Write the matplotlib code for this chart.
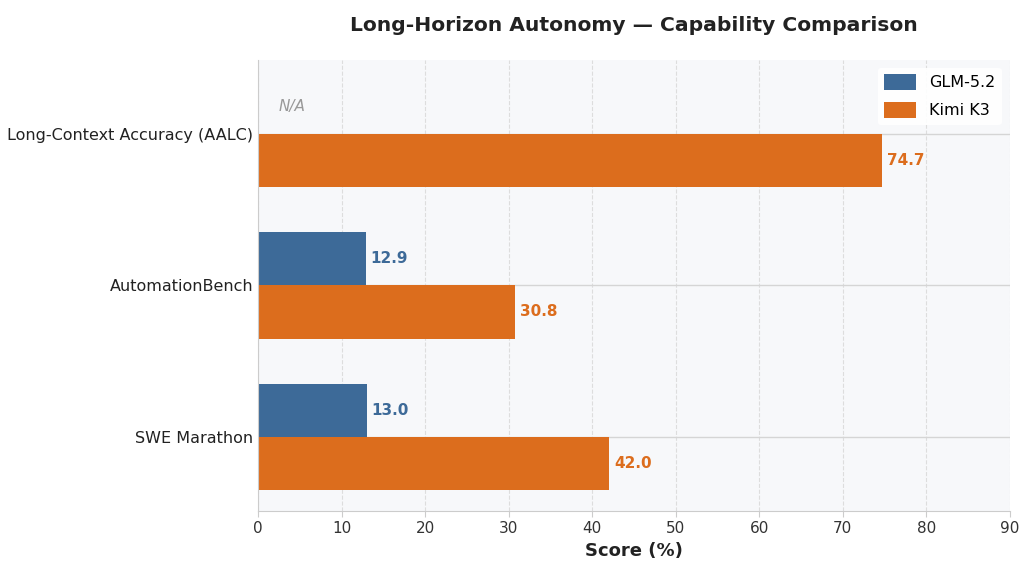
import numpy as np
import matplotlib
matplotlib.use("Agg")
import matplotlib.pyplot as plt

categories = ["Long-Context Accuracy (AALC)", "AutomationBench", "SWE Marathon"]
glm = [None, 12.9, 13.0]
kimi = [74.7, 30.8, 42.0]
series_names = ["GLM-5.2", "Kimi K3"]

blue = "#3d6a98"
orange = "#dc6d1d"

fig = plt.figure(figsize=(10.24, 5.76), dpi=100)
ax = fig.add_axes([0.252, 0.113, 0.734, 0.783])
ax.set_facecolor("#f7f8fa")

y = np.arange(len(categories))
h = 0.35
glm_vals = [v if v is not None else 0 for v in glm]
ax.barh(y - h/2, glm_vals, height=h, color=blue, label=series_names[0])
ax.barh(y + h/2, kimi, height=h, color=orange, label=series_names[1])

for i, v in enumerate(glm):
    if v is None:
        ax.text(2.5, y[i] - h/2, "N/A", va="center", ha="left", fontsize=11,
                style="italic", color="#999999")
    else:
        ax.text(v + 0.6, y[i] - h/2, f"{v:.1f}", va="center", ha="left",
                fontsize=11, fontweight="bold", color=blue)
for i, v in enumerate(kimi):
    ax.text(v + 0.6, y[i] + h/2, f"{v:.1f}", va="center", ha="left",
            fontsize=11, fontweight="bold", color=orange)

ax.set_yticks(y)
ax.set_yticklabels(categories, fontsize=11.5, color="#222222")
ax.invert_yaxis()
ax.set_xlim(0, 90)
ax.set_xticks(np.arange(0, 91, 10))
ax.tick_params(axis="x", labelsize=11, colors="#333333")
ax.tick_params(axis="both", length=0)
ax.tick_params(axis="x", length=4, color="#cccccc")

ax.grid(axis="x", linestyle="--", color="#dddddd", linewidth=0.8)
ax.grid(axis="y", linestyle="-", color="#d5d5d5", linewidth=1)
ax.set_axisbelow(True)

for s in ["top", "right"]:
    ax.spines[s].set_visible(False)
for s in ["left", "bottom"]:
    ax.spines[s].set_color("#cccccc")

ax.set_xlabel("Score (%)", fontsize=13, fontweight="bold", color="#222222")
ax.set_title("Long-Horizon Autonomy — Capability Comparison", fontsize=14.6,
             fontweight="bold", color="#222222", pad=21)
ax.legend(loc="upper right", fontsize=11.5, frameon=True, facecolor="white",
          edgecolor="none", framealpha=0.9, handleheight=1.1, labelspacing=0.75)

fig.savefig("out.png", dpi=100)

☆ ☆ ☆ ☆ ☆ ☆ ☆

WHAT NEEDS TO BE DONE ▸
Copy the listing exactly. Any image in it stays out of the copy.

OUTPUT OF THE TASK ▸
Write the matplotlib code for this chart.
import numpy as np
import matplotlib
matplotlib.use("Agg")
import matplotlib.pyplot as plt

categories = ["Long-Context Accuracy (AALC)", "AutomationBench", "SWE Marathon"]
glm = [None, 12.9, 13.0]
kimi = [74.7, 30.8, 42.0]
series_names = ["GLM-5.2", "Kimi K3"]

blue = "#3d6a98"
orange = "#dc6d1d"

fig = plt.figure(figsize=(10.24, 5.76), dpi=100)
ax = fig.add_axes([0.252, 0.113, 0.734, 0.783])
ax.set_facecolor("#f7f8fa")

y = np.arange(len(categories))
h = 0.35
glm_vals = [v if v is not None else 0 for v in glm]
ax.barh(y - h/2, glm_vals, height=h, color=blue, label=series_names[0])
ax.barh(y + h/2, kimi, height=h, color=orange, label=series_names[1])

for i, v in enumerate(glm):
    if v is None:
        ax.text(2.5, y[i] - h/2, "N/A", va="center", ha="left", fontsize=11,
                style="italic", color="#999999")
    else:
        ax.text(v + 0.6, y[i] - h/2, f"{v:.1f}", va="center", ha="left",
                fontsize=11, fontweight="bold", color=blue)
for i, v in enumerate(kimi):
    ax.text(v + 0.6, y[i] + h/2, f"{v:.1f}", va="center", ha="left",
            fontsize=11, fontweight="bold", color=orange)

ax.set_yticks(y)
ax.set_yticklabels(categories, fontsize=11.5, color="#222222")
ax.invert_yaxis()
ax.set_xlim(0, 90)
ax.set_xticks(np.arange(0, 91, 10))
ax.tick_params(axis="x", labelsize=11, colors="#333333")
ax.tick_params(axis="both", length=0)
ax.tick_params(axis="x", length=4, color="#cccccc")

ax.grid(axis="x", linestyle="--", color="#dddddd", linewidth=0.8)
ax.grid(axis="y", linestyle="-", color="#d5d5d5", linewidth=1)
ax.set_axisbelow(True)

for s in ["top", "right"]:
    ax.spines[s].set_visible(False)
for s in ["left", "bottom"]:
    ax.spines[s].set_color("#cccccc")

ax.set_xlabel("Score (%)", fontsize=13, fontweight="bold", color="#222222")
ax.set_title("Long-Horizon Autonomy — Capability Comparison", fontsize=14.6,
             fontweight="bold", color="#222222", pad=21)
ax.legend(loc="upper right", fontsize=11.5, frameon=True, facecolor="white",
          edgecolor="none", framealpha=0.9, handleheight=1.1, labelspacing=0.75)

fig.savefig("out.png", dpi=100)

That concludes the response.